Pardo, who served under Prime Minister Benjamin Netanyahu and rose through the ranks after a long military and intelligence career, is not an outsider or ideological dissident. His background includes elite service alongside Yoni Netanyahu and leadership of Israel’s intelligence apparatus during some of its most consequential years. Yet today, he is sounding an alarm that cuts against the dominant narrative of external threats.
After meeting Palestinian residents affected by settler violence, Pardo drew stark historical parallels and expressed a profound sense of moral crisis—arguing that the danger facing Israel may stem less from adversaries abroad and more from the realities unfolding within its own borders. His remarks mark one of the most forceful internal critiques yet from a former senior official, raising urgent questions about accountability, policy, and the country’s future direction.
Saying “My mother is a Holocaust survivor,” Pardo said. “What I saw here today reminded me of events that happened in the last century in a very developed country – the same phenomena directed there against Jews. And I feel ashamed to be a Jew here today.”
The authorities, he added, “know what is happening here and choose to ignore it.” By doing so – and by supporting the violent settlers both politically and financially – he declared that the Israeli government “is planting the seeds for the next October 7.”
Pardo’s testimony now joins a much older and wider chorus—one carried for decades by Jews who have stood in the streets of New York, London, Barcelona, and beyond, insisting that state violence cannot claim their identity as its shield. It is the same moral current behind the chant that has echoed from synagogues to student walkouts to mass civil disobedience: not in my name. Not in the name of a people whose history is too often invoked to justify the suffering of another. Not in the name of those who survived the last century’s horrors only to watch their memory weaponized against the powerless.

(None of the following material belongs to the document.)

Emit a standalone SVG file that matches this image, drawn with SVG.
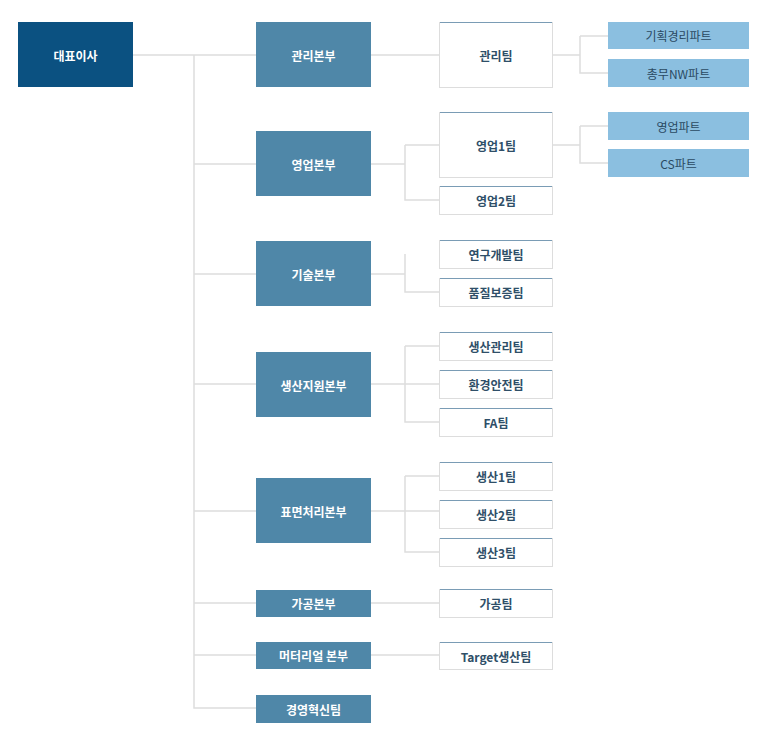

By invoking his mother’s survival, Pardo did more than offer a personal anecdote—he placed himself inside that tradition of refusal. He drew a line between memory and complicity, between the lessons inherited and the realities unfolding before him. And in doing so, he exposed a truth that many governments would rather bury: that dissent from within is often the clearest measure of a nation’s moral temperature.
His warning—that the state is “planting the seeds for the next October 7”—is not simply a critique of policy. It is a reckoning with what happens when a society looks away from the violence committed in its name, when it confuses power with safety, when it mistakes silence for loyalty. It is a reminder that the gravest dangers are not always external; sometimes they are the ones nurtured at home, ignored until they erupt.
In the end, Pardo’s words force a choice. A country can continue down a path paved with impunity, or it can confront the mirror he has held up. The future will be shaped by whether that mirror is shattered—or finally, painfully, looked into.